### Exercise brief:
Take every line from the material that has the word "with" in it.

### Task input:
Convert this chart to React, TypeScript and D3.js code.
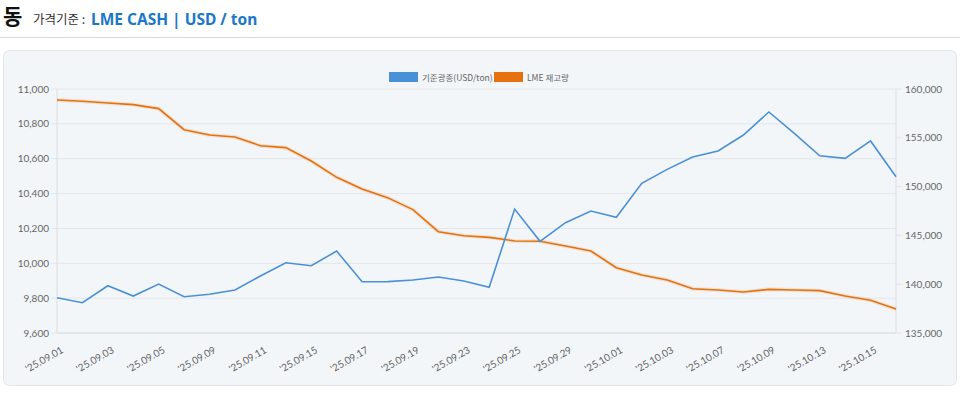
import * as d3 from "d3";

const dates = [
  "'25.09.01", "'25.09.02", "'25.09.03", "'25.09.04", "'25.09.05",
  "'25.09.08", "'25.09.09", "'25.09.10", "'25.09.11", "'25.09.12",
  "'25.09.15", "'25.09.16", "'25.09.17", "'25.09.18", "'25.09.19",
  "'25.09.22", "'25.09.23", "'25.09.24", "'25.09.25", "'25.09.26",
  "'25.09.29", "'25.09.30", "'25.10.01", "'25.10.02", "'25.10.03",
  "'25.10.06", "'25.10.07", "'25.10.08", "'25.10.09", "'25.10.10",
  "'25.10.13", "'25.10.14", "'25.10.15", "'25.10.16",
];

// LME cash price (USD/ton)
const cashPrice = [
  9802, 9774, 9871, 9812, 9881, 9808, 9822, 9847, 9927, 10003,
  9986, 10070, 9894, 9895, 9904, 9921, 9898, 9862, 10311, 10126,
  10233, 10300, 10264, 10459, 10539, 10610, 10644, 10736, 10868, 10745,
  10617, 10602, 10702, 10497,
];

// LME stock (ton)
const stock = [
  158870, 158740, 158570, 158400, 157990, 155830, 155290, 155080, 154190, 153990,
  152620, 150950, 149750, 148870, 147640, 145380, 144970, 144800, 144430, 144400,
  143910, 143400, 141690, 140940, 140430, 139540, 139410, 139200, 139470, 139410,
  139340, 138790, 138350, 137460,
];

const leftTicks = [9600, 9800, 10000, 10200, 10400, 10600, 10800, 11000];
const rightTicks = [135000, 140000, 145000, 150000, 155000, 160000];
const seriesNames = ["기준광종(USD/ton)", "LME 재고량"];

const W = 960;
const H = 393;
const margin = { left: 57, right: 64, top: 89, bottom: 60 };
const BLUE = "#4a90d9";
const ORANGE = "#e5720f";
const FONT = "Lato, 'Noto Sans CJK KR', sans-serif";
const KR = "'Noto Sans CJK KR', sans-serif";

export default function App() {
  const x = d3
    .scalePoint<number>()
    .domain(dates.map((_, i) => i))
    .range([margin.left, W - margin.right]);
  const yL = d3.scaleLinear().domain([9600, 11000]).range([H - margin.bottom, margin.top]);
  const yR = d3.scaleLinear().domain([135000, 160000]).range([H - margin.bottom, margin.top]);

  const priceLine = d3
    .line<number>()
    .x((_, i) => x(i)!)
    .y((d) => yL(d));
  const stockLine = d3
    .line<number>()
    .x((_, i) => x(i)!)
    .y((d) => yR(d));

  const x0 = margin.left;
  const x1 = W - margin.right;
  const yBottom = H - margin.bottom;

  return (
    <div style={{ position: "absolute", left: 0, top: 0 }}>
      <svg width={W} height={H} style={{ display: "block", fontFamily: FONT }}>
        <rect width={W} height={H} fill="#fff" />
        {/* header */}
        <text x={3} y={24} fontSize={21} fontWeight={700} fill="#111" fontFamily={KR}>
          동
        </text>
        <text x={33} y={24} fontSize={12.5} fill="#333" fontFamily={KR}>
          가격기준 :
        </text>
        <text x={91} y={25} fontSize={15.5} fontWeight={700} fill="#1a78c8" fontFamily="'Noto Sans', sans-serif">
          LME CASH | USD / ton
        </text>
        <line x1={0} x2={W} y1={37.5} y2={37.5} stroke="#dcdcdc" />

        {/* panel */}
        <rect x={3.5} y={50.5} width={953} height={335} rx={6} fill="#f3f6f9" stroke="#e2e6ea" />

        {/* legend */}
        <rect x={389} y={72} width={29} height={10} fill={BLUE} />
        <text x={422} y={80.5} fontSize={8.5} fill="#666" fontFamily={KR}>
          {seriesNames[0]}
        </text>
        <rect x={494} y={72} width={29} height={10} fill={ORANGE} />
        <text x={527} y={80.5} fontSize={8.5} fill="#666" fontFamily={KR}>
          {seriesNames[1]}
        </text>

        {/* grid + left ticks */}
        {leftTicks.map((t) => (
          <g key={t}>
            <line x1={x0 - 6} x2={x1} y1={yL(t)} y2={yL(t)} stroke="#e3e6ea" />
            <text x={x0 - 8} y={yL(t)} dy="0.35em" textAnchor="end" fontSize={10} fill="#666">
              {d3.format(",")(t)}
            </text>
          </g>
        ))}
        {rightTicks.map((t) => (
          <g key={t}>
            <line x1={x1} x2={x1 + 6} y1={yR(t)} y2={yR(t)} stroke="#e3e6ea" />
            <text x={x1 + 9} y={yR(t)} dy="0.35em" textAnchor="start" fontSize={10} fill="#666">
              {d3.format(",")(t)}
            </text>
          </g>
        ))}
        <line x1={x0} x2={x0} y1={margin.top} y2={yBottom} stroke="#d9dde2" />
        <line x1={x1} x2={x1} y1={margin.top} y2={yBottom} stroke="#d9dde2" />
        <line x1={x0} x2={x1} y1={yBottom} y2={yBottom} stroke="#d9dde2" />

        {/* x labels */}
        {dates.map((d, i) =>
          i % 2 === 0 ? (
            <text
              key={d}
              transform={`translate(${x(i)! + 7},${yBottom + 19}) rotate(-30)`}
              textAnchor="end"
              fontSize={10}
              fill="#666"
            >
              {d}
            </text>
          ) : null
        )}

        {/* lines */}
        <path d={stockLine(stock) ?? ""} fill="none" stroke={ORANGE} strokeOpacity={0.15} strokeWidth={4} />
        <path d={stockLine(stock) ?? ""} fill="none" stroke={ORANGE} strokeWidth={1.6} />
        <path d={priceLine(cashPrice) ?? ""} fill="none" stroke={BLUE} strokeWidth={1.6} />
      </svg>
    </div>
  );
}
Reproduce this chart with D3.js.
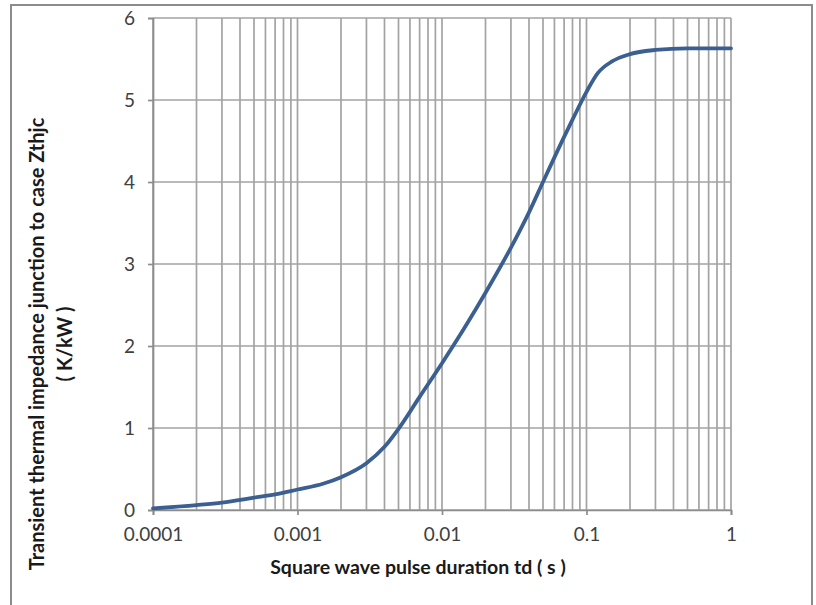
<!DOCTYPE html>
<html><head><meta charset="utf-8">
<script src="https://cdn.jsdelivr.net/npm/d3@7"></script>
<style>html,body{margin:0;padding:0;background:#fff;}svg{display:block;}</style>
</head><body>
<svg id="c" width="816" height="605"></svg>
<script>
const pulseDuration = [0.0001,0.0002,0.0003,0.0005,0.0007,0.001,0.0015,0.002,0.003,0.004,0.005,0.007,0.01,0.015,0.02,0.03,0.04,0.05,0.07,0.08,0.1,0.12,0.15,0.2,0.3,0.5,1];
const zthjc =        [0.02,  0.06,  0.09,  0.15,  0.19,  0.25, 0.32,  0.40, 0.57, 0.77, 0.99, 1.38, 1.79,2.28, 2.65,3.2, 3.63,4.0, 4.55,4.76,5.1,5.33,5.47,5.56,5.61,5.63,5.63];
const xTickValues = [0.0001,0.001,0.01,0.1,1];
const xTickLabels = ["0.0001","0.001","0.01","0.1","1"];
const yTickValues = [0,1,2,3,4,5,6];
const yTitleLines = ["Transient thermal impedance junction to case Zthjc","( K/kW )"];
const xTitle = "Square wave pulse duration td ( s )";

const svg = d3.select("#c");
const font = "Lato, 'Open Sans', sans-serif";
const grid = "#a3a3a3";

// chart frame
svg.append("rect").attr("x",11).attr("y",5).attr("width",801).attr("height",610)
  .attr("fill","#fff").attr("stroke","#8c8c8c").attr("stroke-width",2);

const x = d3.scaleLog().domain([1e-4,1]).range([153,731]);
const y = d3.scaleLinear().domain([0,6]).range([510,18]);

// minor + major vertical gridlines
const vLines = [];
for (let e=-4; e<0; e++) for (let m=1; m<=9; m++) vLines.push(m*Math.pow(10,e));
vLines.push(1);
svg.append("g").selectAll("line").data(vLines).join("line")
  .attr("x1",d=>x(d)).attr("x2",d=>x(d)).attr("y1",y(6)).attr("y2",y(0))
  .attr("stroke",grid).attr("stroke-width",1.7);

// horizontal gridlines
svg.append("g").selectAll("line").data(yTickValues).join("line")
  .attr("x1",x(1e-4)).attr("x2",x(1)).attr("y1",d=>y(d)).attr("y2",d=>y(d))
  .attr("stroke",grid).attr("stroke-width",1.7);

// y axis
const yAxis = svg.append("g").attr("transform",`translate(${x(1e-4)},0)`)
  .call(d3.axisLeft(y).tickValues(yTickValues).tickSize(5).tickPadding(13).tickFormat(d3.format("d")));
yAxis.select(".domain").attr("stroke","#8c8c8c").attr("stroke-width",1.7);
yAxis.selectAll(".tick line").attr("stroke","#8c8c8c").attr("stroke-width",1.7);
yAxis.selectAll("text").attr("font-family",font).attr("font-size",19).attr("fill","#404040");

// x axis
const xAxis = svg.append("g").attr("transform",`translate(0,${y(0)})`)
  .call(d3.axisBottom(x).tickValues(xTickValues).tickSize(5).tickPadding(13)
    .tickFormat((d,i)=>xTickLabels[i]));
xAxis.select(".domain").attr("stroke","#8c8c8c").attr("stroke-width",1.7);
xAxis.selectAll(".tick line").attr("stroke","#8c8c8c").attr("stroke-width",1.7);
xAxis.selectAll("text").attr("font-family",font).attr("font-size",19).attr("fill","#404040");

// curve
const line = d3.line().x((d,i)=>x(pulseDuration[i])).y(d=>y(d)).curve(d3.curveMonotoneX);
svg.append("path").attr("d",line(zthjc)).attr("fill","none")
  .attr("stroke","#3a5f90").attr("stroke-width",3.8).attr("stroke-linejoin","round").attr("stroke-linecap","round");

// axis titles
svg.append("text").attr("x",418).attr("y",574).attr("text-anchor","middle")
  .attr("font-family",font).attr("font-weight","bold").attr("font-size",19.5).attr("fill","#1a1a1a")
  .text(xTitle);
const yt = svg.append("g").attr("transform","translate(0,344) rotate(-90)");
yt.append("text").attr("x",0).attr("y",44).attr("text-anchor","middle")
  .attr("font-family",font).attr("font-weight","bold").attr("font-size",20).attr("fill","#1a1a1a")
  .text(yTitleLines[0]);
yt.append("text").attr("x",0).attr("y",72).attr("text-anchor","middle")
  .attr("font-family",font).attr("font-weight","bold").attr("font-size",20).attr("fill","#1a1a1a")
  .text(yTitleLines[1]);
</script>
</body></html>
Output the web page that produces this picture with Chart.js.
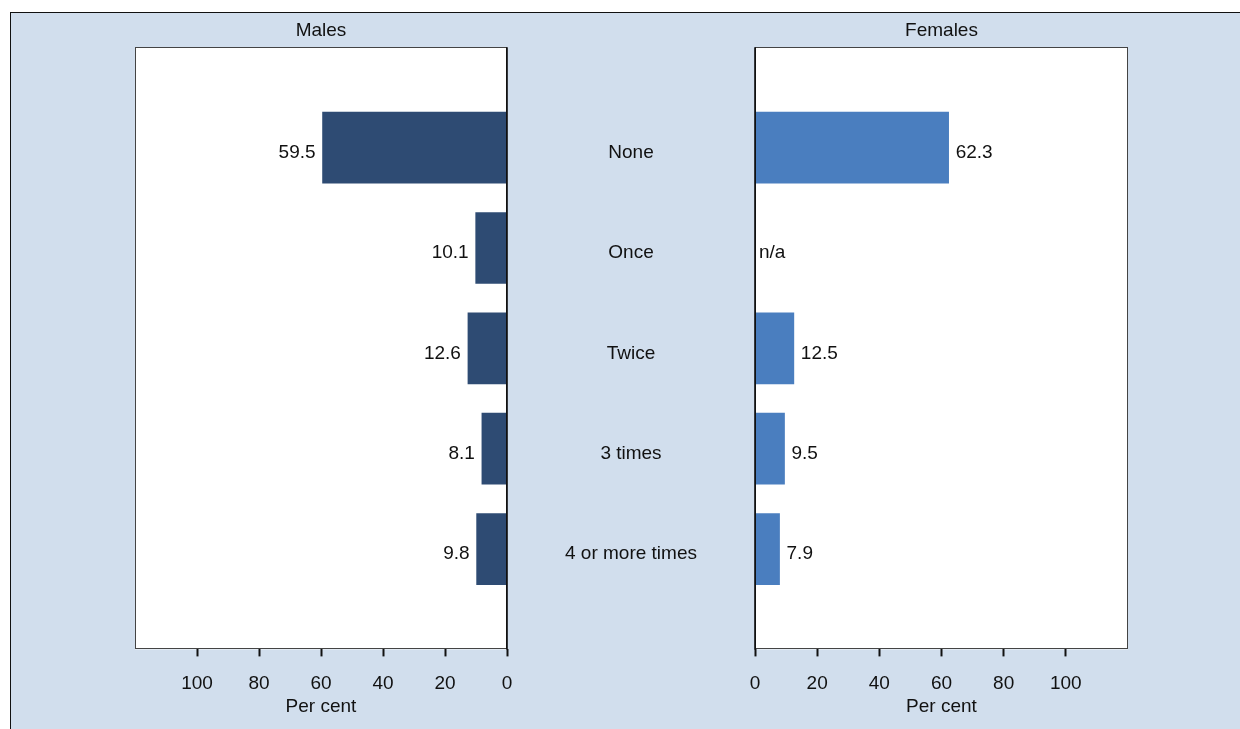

### Response:
Reproduce this chart with D3.js.
Output the web page that produces this picture with Chart.js.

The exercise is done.